Think. All those wonderful state parks left unattended. Here come the armies of the newly impoverished to squat therein. What can be done? Call out the gendarmes. No gendarmes available due to budget cuts? Call out the National Guard and then privatize the parks. Lease them for, oh, a hundred years to private companies who will manage/protect them with private security forces. Entry fees will have to be exclusively high and those entering cannot be on any list of any sort of suspect. And then to pay for all this (to protect the park for future generations, of course) luxury homes must be built, tennis courts and a golf courses installed, with chic bistros riverside and lakeside and oceanside so the campers/residents won’t have to travel beyond the walls to dine. There will, of course, be high walls encircling the enclaves, er, parks. Far fetched?

Not at all. Consider the latest leaks reported in the mass media. It now appears Obama won’t have enough support in Congress, even among Democrats (imagine that?) to include a public option in any healthcare proposal. In which case, the healthcare situation will worsen and create more recruits for the army of the poor, as will the firing of eighteen thousand California public school teachers, a firing that will leave most inner city schools in California understaffed and essentially unmanageable, except as de facto jails. Oh, yes, and Obama himself has just announced he wants to cut over 300 billion dollars from Medicare and Medicaid, thus impoverishing many thousands more.

Meanwhile, there’s no budget shortfall for the military. In the absence of decent paying jobs, military recruiters are swamped with volunteers and we are swiftly growing a huge and robust military for wars abroad and quelling unrest at home.

As Trudell said several times during his talk, “I’m crazy, okay. I’m just talking. I don’t know anything. I’m just saying…think.”

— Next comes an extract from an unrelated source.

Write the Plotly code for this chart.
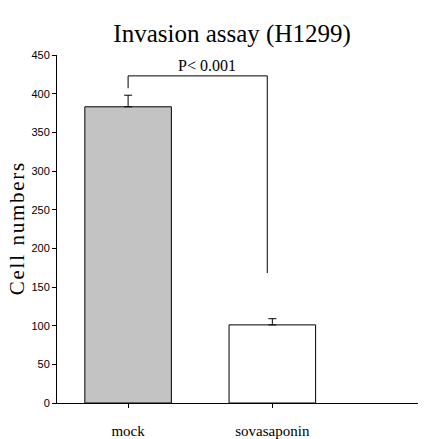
import plotly.graph_objects as go

categories = ["mock", "sovasaponin"]
values = [383, 101]
errors = [15, 8]
bar_colors = ["#c3c3c3", "#ffffff"]
y_ticks = [0, 50, 100, 150, 200, 250, 300, 350, 400, 450]
p_label = "P< 0.001"
bracket_y = 423
bracket_left_bottom = 407
bracket_right_bottom = 168

serif = "Liberation Serif, Times New Roman, serif"
narrow = "Liberation Sans Narrow, Arial Narrow, Liberation Sans, sans-serif"

fig = go.Figure()
fig.add_trace(go.Bar(
    x=[0, 1], y=values, width=0.6,
    marker=dict(color=bar_colors, line=dict(color="black", width=1)),
    error_y=dict(type="data", array=errors, symmetric=False, arrayminus=[0, 0],
                 color="black", thickness=1, width=4),
    showlegend=False,
))
# significance bracket
fig.add_trace(go.Scatter(
    x=[0, 0, 0.965, 0.965],
    y=[bracket_left_bottom, bracket_y, bracket_y, bracket_right_bottom],
    mode="lines", line=dict(color="black", width=1), showlegend=False,
    hoverinfo="skip",
))
fig.add_annotation(x=0.55, y=bracket_y, text=p_label, showarrow=False,
                   yanchor="bottom", yshift=0,
                   font=dict(family=serif, size=16, color="black"))

fig.update_layout(
    width=435, height=439,
    margin=dict(l=57, r=17, t=55, b=36, autoexpand=False),
    paper_bgcolor="white", plot_bgcolor="white",
    title=dict(text="Invasion assay (H1299)", x=0.485, xanchor="center",
               xref="paper", yref="container",
               y=1 - 33 / 439, yanchor="middle",
               font=dict(family=serif, size=25, color="black")),
    xaxis=dict(range=[-0.493, 2.01], tickmode="array", tickvals=[0, 1],
               ticktext=categories, showline=True, linecolor="black", linewidth=1,
               ticks="outside", ticklen=4, tickcolor="black", showgrid=False,
               zeroline=False, automargin=False, ticklabelstandoff=10,
               tickfont=dict(family=serif, size=15, color="black")),
    yaxis=dict(range=[0, 450], tickvals=y_ticks, showline=True, linecolor="black",
               linewidth=1, ticks="outside", ticklen=4, tickcolor="black",
               showgrid=False, zeroline=False, automargin=False,
               tickfont=dict(family=narrow, size=11, color="black"),
               title=dict(text="C\u200ae\u200al\u200al\u2009 n\u200au\u200am\u200ab\u200ae\u200ar\u200as",
                          standoff=1,
                          font=dict(family=serif, size=21, color="black"))),
)
fig.write_html("out.html", config={"displayModeBar": False},
               post_script="document.body.style.margin='0';document.body.style.padding='0';")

School just got out for the summer, the kids shouting their goodbyes from the school bus trundling through Mendocino. And a year from now, school, what’s left of it, will be getting out again. If you believe the economy and our schools will be better than they are now because the experts on NPR and in the mainstream media say the economy seems to be stabilizing and a recovery is on the way, you are, to quote John Trudell, not thinking.